Va preliminarmente osservato che il D.Lgs. n. 30 del 2005, art. 21, citato dal ricorrente, se in effetti esclude al comma 1 che il titolare del marchio d’impresa registrato possa vietarne ai terzi l’uso nell’attività economica in quanto necessario per indicare la destinazione di un prodotto quale accessorio o pezzo di ricambio, non si limita ad indicare, quale limite del predetto uso, la conformità dello stesso ai principi della correttezza professionale; ma al secondo comma prevede che l’uso non sia comunque consentito, fra l’altro, in modo da ingenerare un rischio di confusione sul mercato con altri segni distintivi o da indurre in inganno il pubblico sulla natura, la qualità o la provenienza del prodotto. In altre parole, la liceità dell’uso del marchio, come affermato dalla giurisprudenza civilistica in materia (Cass. civ. Sez. 1, n.17734 del 30.7.2009, Crg Srl contro Kart Srl, Rv.609481), è subordinata alla duplice condizione del rispetto dei principi di correttezza professionale e della rispondenza ad una funzione meramente descrittiva e non distintiva, al fine di evitare il cosiddetto "rischio di agganciamento", ossia la possibilità che il marchio divenga mezzo di indebito sfruttamento della fama spettante al titolare del marchio;

con la conseguenza che l’impiego del marchio nella commercializzazione di pezzi di ricambio è lecito negli stretti limiti in cui ciò sia necessario per indicare le tipologie di macchine alle quali i pezzi sono destinati.
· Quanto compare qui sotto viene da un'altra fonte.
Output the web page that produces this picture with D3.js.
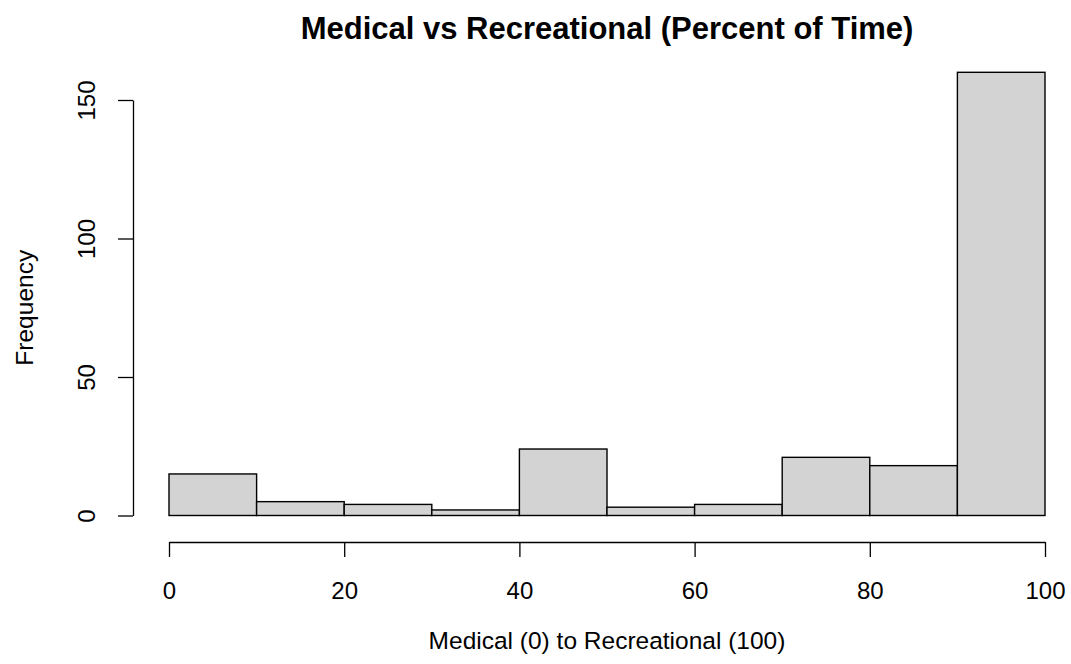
<!DOCTYPE html>
<html>
<head>
<meta charset="utf-8">
<script src="https://cdn.jsdelivr.net/npm/d3@7"></script>
<style>
  body { margin: 0; background: #fff; }
  text { font-family: "Liberation Sans", Arial, Helvetica, sans-serif; fill: #000; }
</style>
</head>
<body>
<svg id="viz"></svg>
<script>
const width = 1071, height = 664;

// histogram bins (lower edge) and counts
const binStarts = [0, 10, 20, 30, 40, 50, 60, 70, 80, 90];
const binWidth = 10;
const counts = [15, 5, 4, 2, 24, 3, 4, 21, 18, 160];
const xTicks = [0, 20, 40, 60, 80, 100];
const yTicks = [0, 50, 100, 150];

const svg = d3.select("#viz")
  .attr("width", width)
  .attr("height", height);

const x = d3.scaleLinear().domain([0, 100]).range([169, 1045]);
const y = d3.scaleLinear().domain([0, 150]).range([515.5, 100]);

// bars
svg.selectAll("rect.bar")
  .data(binStarts)
  .enter().append("rect")
  .attr("class", "bar")
  .attr("x", d => x(d))
  .attr("width", d => x(d + binWidth) - x(d))
  .attr("y", (d, i) => y(counts[i]))
  .attr("height", (d, i) => y(0) - y(counts[i]))
  .attr("fill", "#d3d3d3")
  .attr("stroke", "#000")
  .attr("stroke-width", 1.4);

// x axis
const xAxis = svg.append("g")
  .attr("transform", "translate(0,542)")
  .call(d3.axisBottom(x).tickValues(xTicks).tickSize(15).tickSizeOuter(0).tickPadding(20));
xAxis.select(".domain").attr("stroke-width", 1.3);
xAxis.selectAll(".tick line").attr("stroke-width", 1.3);
xAxis.selectAll("text")
  .attr("font-size", 24)
  .attr("font-family", null)
  .attr("y", 51).attr("dy", null)
  .attr("dominant-baseline", "middle");

// y axis
const yAxis = svg.append("g")
  .attr("transform", "translate(133,0)")
  .call(d3.axisLeft(y).tickValues(yTicks).tickSize(15).tickSizeOuter(0));
yAxis.select(".domain").attr("stroke-width", 1.3);
yAxis.selectAll(".tick line").attr("stroke-width", 1.3);
yAxis.selectAll("text")
  .attr("font-size", 24)
  .attr("font-family", null)
  .attr("x", null).attr("dy", null)
  .attr("text-anchor", "middle")
  .attr("transform", "translate(-44,0) rotate(-90)")
  .attr("dominant-baseline", "middle");

// title and labels
svg.append("text")
  .attr("x", (x(0) + x(100)) / 2)
  .attr("y", 39)
  .attr("text-anchor", "middle")
  .attr("font-size", 31)
  .attr("font-weight", "bold")
  .text("Medical vs Recreational (Percent of Time)");

svg.append("text")
  .attr("x", (x(0) + x(100)) / 2)
  .attr("y", 649)
  .attr("text-anchor", "middle")
  .attr("font-size", 24.5)
  .text("Medical (0) to Recreational (100)");

svg.append("text")
  .attr("transform", "translate(33," + ((y(0) + y(150)) / 2) + ") rotate(-90)")
  .attr("text-anchor", "middle")
  .attr("font-size", 24.5)
  .text("Frequency");
</script>
</body>
</html>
Non è pertanto sufficiente, ad escludere la ravvisabilità del reato di cui all’art. 474 c.p., la presenza sui ricambi commercializzati di una dicitura indicativa del carattere non originale dei prodotti;

occorre altresì verificare se in concreto le modalità di apposizione della dicitura siano tali da impedire la lesione del valore della pubblica fede sotto il profilo dell’affidamento nei marchi, e quindi l’idoneità della contraffazione del marchio a creare confusione sul mercato in ordine all’autenticità dello stesso (in tal senso v. Sez. 5, n.14876 del 9.1.2009, imp. Chen. Rv.243596, e n.40556 del 25.9.2008, imp. Fadlun, Rv.241723, dove è stata ritenuta la sussistenza del reato in presenza di indicazioni quali "copia d’autore" e "facsimile" su prodotti industriali).
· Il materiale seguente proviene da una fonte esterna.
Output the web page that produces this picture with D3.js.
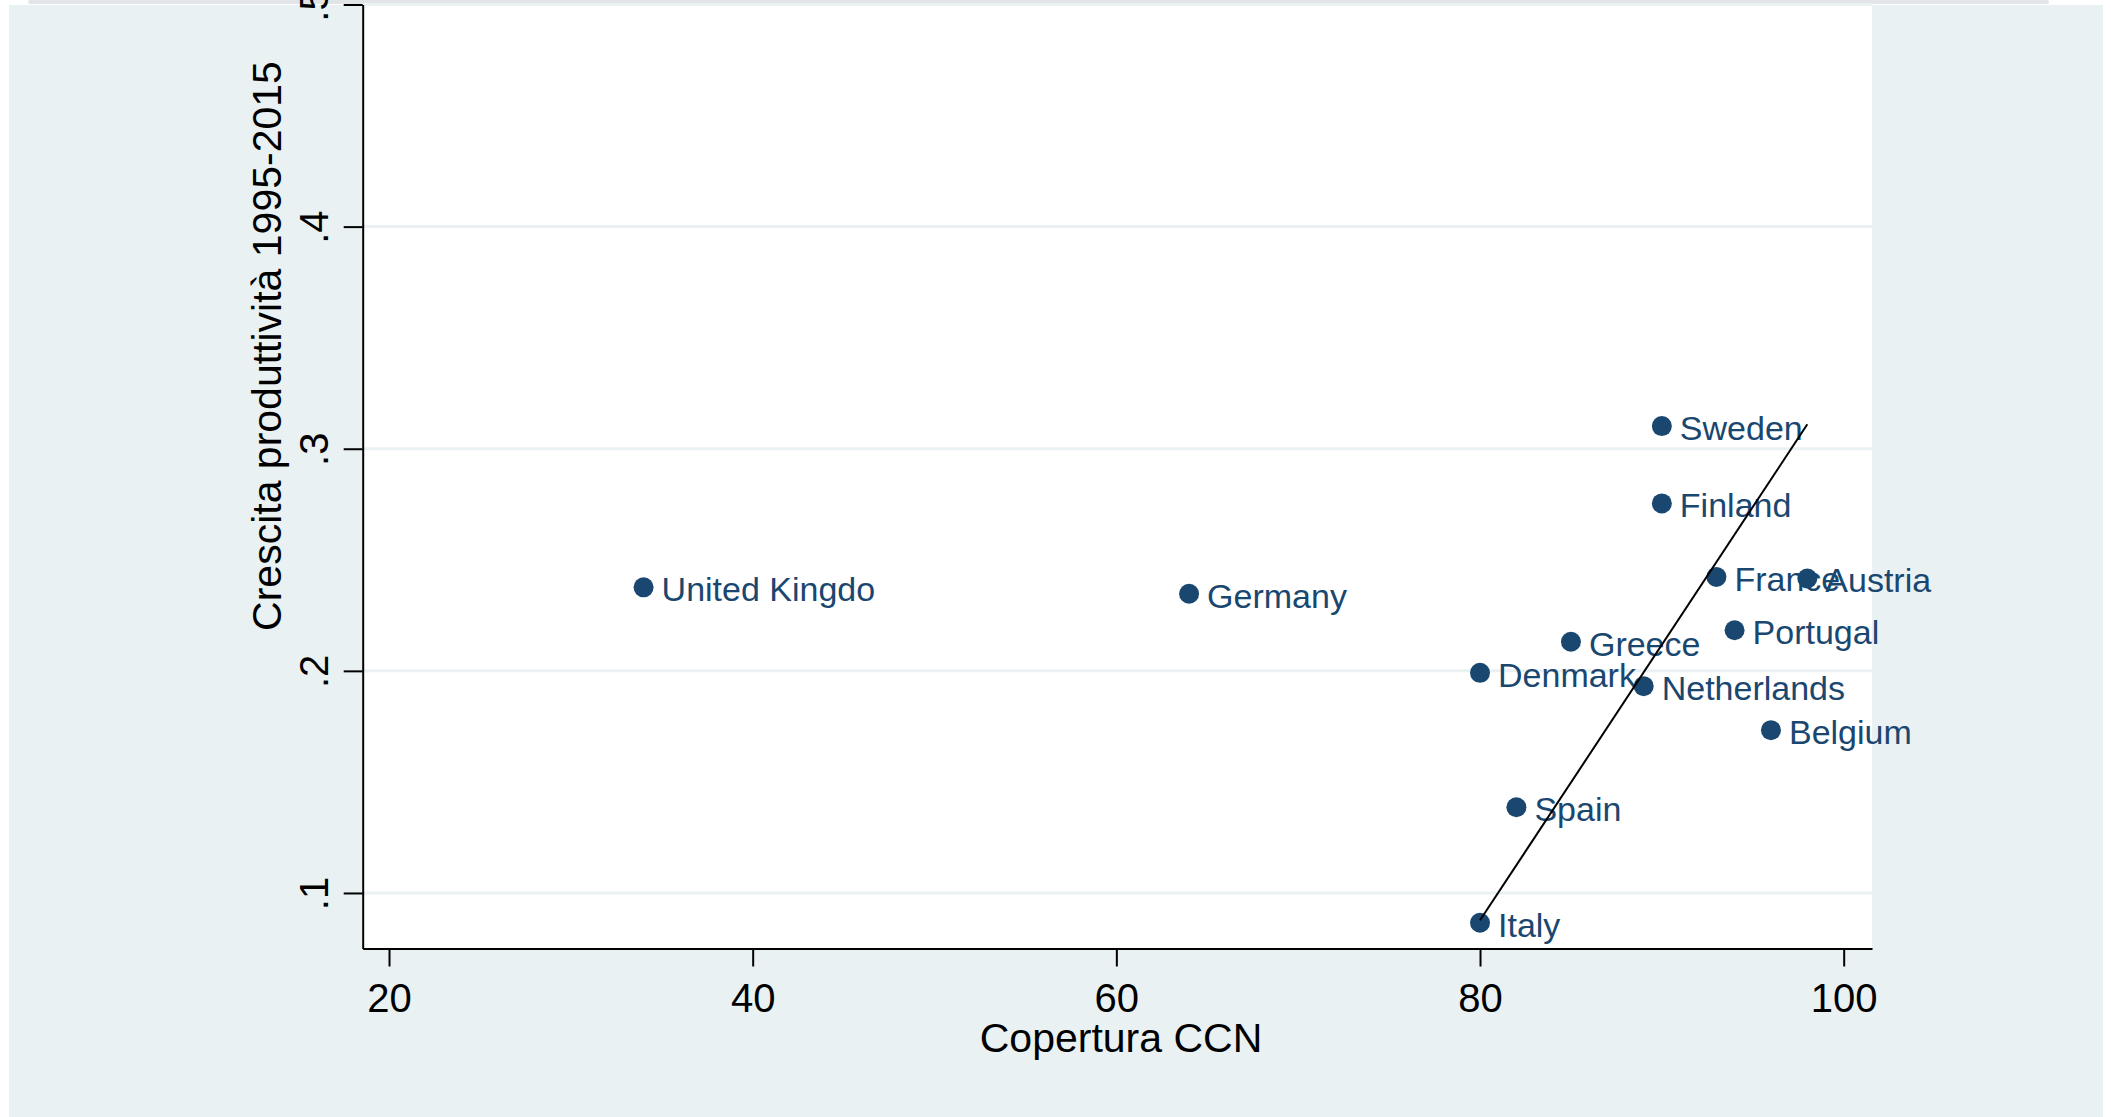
<!DOCTYPE html>
<html>
<head>
<meta charset="utf-8">
<script src="https://cdnjs.cloudflare.com/ajax/libs/d3/7.8.5/d3.min.js"></script>
<style>
  body { margin: 0; background: #fff; }
  svg { display: block; }
</style>
</head>
<body>
<div id="chart"></div>
<script>
// values
const countries = ['United Kingdo', 'Germany', 'Sweden', 'Finland', 'France', 'Austria', 'Portugal', 'Greece', 'Denmark', 'Netherlands', 'Belgium', 'Spain', 'Italy']
const coverage = [34, 64, 90, 90, 93, 98, 94, 85, 80, 89, 96, 82, 80]
const growth = [0.2376, 0.2347, 0.3102, 0.2754, 0.2423, 0.2416, 0.2183, 0.2131, 0.1991, 0.1931, 0.1733, 0.1386, 0.0866]

const trendX = [80, 98]
const trendY = [0.0877, 0.311]

const xTicks = [20, 40, 60, 80, 100]
const yTicks = [0.1, 0.2, 0.3, 0.4, 0.5]
const yTickLabels = ['.1', '.2', '.3', '.4', '.5']

const navy = '#1a476f'
const bluish = '#eaf1f3'
const font = '"Liberation Sans", Arial, Helvetica, sans-serif'

const W = 2111
const H = 1117
const margin = { top: 4.5, left: 362.7 }
const width = 1509.3
const height = 944

const root = d3
  .select('#chart')
  .append('svg')
  .attr('width', W)
  .attr('height', H)

// graph region
root
  .append('rect')
  .attr('x', 28)
  .attr('y', 0)
  .attr('width', 2021)
  .attr('height', 4)
  .attr('rx', 2)
  .attr('fill', '#e1e5e7')
root
  .append('rect')
  .attr('x', 9)
  .attr('y', 5)
  .attr('width', 2094)
  .attr('height', 1112)
  .attr('fill', bluish)

const svg = root
  .append('g')
  .attr('transform', 'translate(' + margin.left + ',' + margin.top + ')')

svg
  .append('rect')
  .attr('width', width)
  .attr('height', height)
  .attr('fill', '#fff')

const x = d3
  .scaleLinear()
  .domain([18.553, 101.557])
  .range([0, width])

const y = d3
  .scaleLinear()
  .domain([0.075, 0.5])
  .range([height, 0])

// grid lines
svg
  .append('g')
  .selectAll('line')
  .data(yTicks)
  .join('line')
  .attr('x1', 0)
  .attr('x2', width)
  .attr('y1', d => y(d))
  .attr('y2', d => y(d))
  .attr('stroke', bluish)
  .attr('stroke-width', 3)

// x axis
svg
  .append('g')
  .attr('transform', `translate(0,${height})`)
  .call(
    d3
      .axisBottom(x)
      .tickValues(xTicks)
      .tickFormat(d3.format('d'))
      .tickSizeInner(18)
      .tickSizeOuter(0)
  )
  .call(g => g.select('.domain').attr('stroke', '#000').attr('stroke-width', 2))
  .call(g => g.selectAll('.tick line').attr('stroke', '#000').attr('stroke-width', 2))
  .call(g =>
    g
      .selectAll('.tick text')
      .attr('y', 63)
      .attr('dy', 0)
      .attr('fill', '#000')
      .style('font-family', font)
      .style('font-size', '40px')
  )

// y axis
svg
  .append('g')
  .call(
    d3
      .axisLeft(y)
      .tickValues(yTicks)
      .tickFormat((d, i) => yTickLabels[i])
      .tickSizeInner(19)
      .tickSizeOuter(0)
  )
  .call(g => g.select('.domain').attr('stroke', '#000').attr('stroke-width', 2))
  .call(g => g.selectAll('.tick line').attr('stroke', '#000').attr('stroke-width', 2))
  .call(g =>
    g
      .selectAll('.tick text')
      .attr('x', 0)
      .attr('dy', 0)
      .attr('text-anchor', 'middle')
      .attr('transform', 'translate(-35,0) rotate(-90)')
      .attr('fill', '#000')
      .style('font-family', font)
      .style('font-size', '40px')
  )

// axis titles
root
  .append('text')
  .attr('x', 1121)
  .attr('y', 1052)
  .attr('text-anchor', 'middle')
  .style('font-family', font)
  .style('font-size', '41px')
  .text('Copertura CCN')

root
  .append('text')
  .attr('transform', 'translate(281,346) rotate(-90)')
  .attr('text-anchor', 'middle')
  .style('font-family', font)
  .style('font-size', '41px')
  .text('Crescita produttività 1995-2015')

// points with labels
const pts = svg
  .append('g')
  .selectAll('g')
  .data(countries)
  .join('g')
  .attr('transform', (d, i) => `translate(${x(coverage[i])},${y(growth[i])})`)

pts
  .append('circle')
  .attr('r', 10)
  .attr('fill', navy)

pts
  .append('text')
  .attr('x', 18)
  .attr('y', 14)
  .attr('fill', navy)
  .style('font-family', font)
  .style('font-size', '34px')
  .text(d => d)

// drawn line
svg
  .append('line')
  .attr('x1', x(trendX[0]))
  .attr('y1', y(trendY[0]))
  .attr('x2', x(trendX[1]))
  .attr('y2', y(trendY[1]))
  .attr('stroke', '#000')
  .attr('stroke-width', 2)
</script>
</body>
</html>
A questi fini è senz’altro determinante verificare la posizione sul prodotto della dicitura rispetto a quella del marchio, nella prospettiva di un’immediata e contestuale leggibilità di entrambe le indicazioni, che garantisca ai terzi la possibilità di apprezzare il carattere non autentico del marchio; così come rilevanti sono la collocazione di quest’ultimo sul prodotto e la sua presentazione grafica in termini tali da evidenziarne la funzione meramente descrittiva della corretta destinazione meccanica del ricambio.

Avuto riguardo a questi criteri, la motivazione del provvedimento impugnato appare senz’altro logica, coerente e conforme ai principi in materia laddove poneva in rilievo come l’apposizione sui prodotti in esame, secondo le caratteristiche rilevabili sull’esemplare esibito all’udienza, del marchio in ampie dimensioni sulla parte frontale dei ricambi e della dicitura sull’opposto lato dei pezzi, mantenesse concreta la possibilità che il marchio fosse inteso come rappresentativo della provenienza industriale dei prodotti e non della loro funzionalità tecnica, e che l’inautenticità dello stesso non fosse di contro individuata; in tal modo permanendo la lesività della condotta verso la fede pubblica.

La validità di questa conclusione non è inficiata dai riferimenti del ricorrente al prezzo di vendita dei prodotti, non tale da indicare univocamente ai terzi la loro provenienza non originale, o all’immediata destinazione dei ricambi a rivenditori professionali, irrilevante nel momento in cui l’attitudine decettiva del marchio deve essere valutata anche con riferimento alle successive utilizzazioni del prodotto (Sez. 5, n.14876 del 9.1.2009, imp. Chen, Rv.243596).

Il ricorso deve pertanto essere rigettato, seguendone la condanna del ricorrente al pagamento delle spese processuali.
P.Q.M.

Rigetta il ricorso e condanna il ricorrente al pagamento delle spese processuali.

Testo non ufficiale. La sola stampa del bollettino ufficiale ha carattere legale.